Task details: Assemble all lines in which the string "this" appears.

Task input:
+ + + + + + +

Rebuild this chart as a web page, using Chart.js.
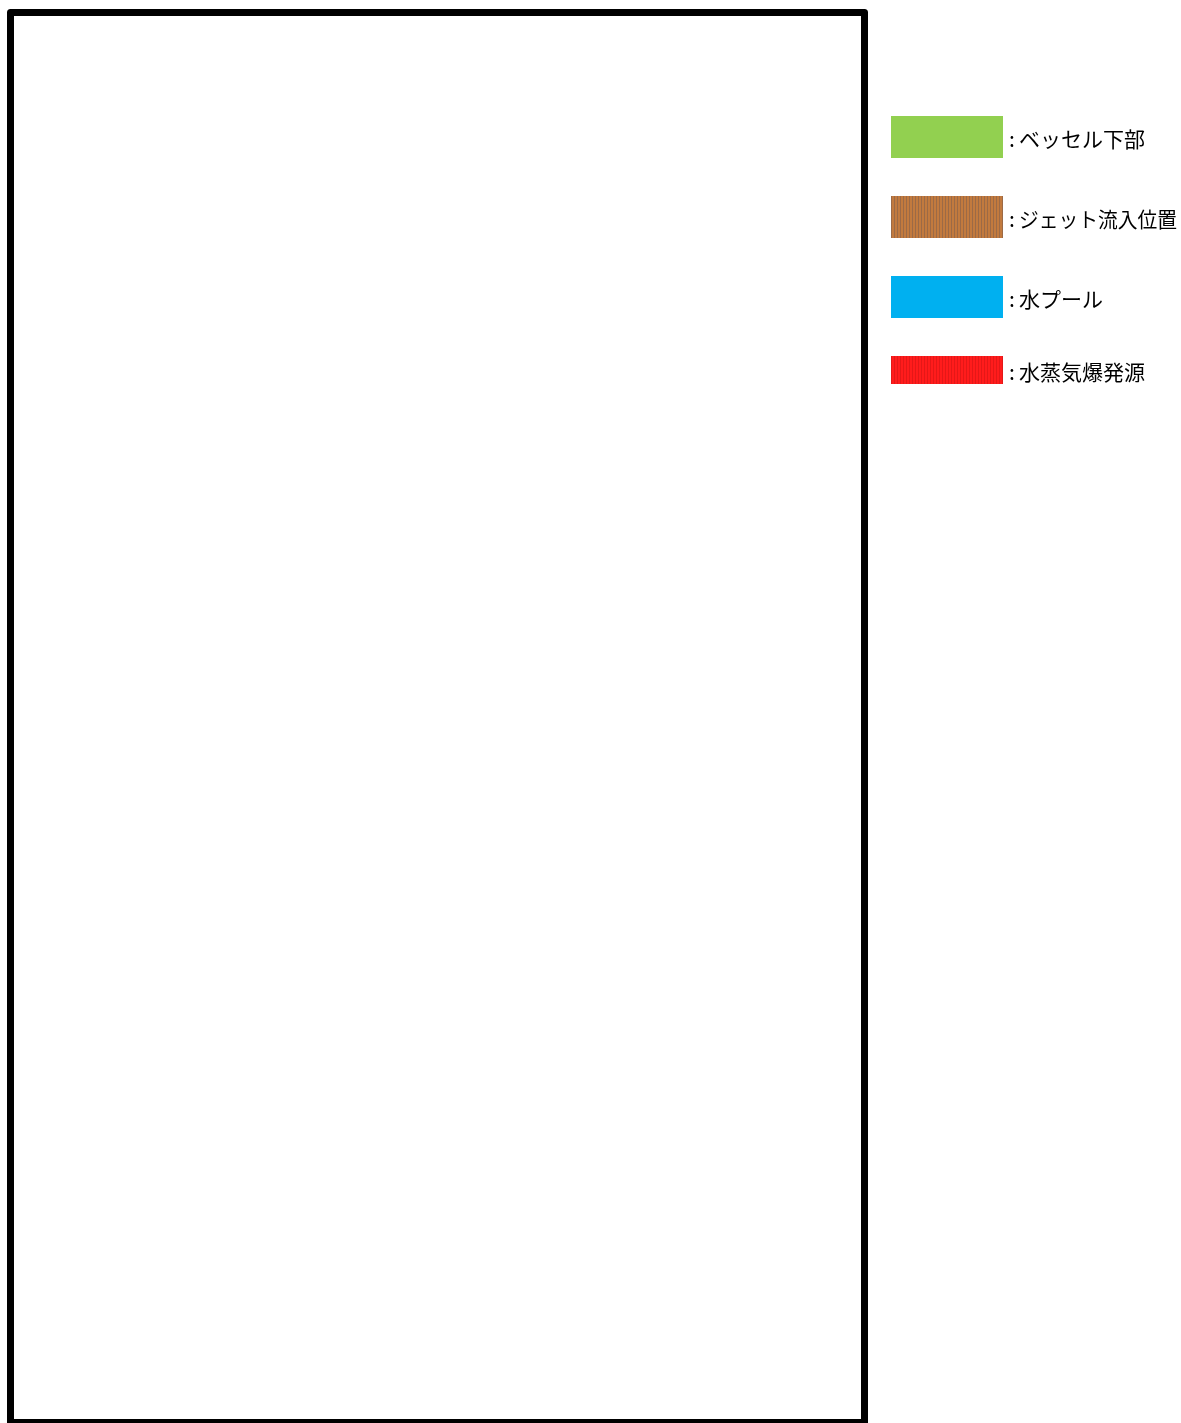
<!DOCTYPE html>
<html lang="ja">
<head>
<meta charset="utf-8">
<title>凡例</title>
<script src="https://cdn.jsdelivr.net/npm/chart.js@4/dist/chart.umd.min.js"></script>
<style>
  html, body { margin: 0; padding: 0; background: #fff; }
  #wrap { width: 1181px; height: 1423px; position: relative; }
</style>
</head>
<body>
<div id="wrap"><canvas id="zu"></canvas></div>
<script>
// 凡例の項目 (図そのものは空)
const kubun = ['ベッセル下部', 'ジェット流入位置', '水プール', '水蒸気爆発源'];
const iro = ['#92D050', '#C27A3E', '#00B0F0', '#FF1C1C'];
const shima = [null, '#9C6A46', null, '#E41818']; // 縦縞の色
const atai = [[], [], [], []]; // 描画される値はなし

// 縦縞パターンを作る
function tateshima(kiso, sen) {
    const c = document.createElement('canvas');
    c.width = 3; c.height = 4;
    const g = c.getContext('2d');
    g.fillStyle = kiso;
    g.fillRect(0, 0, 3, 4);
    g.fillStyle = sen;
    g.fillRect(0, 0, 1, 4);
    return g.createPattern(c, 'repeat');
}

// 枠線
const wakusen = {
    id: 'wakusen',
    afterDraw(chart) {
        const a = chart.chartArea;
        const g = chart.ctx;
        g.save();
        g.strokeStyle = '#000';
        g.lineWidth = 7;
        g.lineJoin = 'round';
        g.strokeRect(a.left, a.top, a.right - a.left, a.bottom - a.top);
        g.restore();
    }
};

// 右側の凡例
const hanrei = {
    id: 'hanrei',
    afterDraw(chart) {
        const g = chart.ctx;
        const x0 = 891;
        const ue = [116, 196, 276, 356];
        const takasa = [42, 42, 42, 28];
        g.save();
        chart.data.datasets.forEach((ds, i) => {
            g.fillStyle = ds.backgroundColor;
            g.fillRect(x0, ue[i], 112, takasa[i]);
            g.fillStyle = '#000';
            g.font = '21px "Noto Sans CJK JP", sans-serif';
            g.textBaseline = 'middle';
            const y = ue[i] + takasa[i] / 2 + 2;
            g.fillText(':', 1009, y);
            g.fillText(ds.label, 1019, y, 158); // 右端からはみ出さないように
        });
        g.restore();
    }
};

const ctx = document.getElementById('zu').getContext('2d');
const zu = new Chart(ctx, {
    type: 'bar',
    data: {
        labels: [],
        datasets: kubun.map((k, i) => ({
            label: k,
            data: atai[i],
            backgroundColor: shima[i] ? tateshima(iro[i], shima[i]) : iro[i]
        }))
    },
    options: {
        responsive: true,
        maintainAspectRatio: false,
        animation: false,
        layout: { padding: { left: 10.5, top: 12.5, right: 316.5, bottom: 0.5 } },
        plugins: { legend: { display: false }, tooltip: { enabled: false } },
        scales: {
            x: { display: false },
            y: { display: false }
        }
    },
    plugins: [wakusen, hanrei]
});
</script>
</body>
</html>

+ + + + + + +

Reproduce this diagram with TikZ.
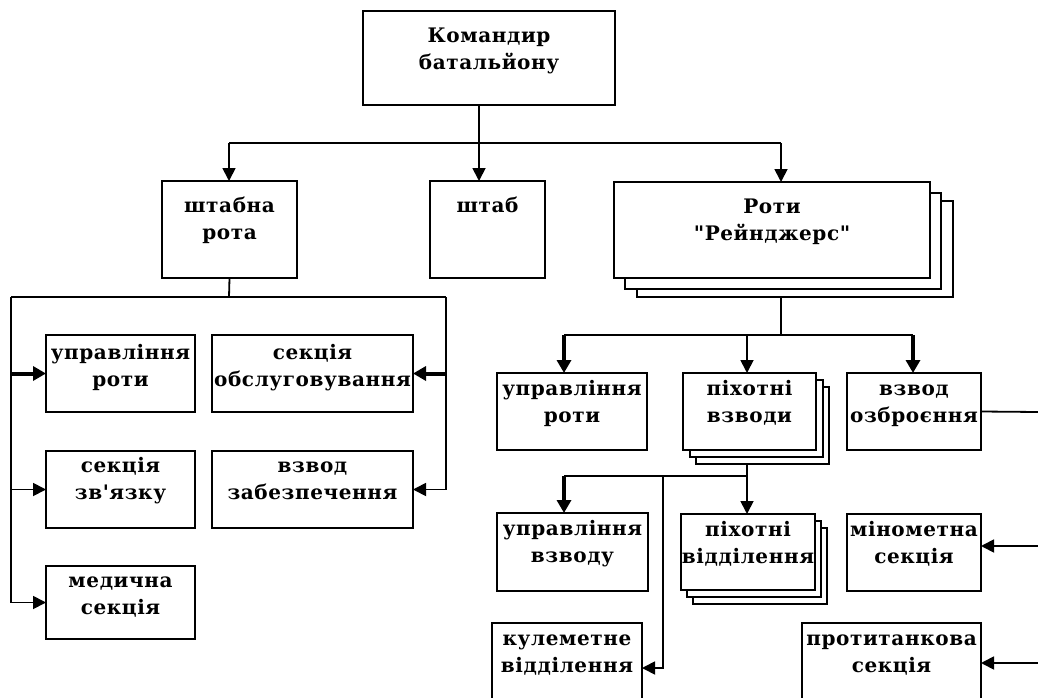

+ + + + + + +

Exercise solution:
Rebuild this chart as a web page, using Chart.js.
Reproduce this diagram with TikZ.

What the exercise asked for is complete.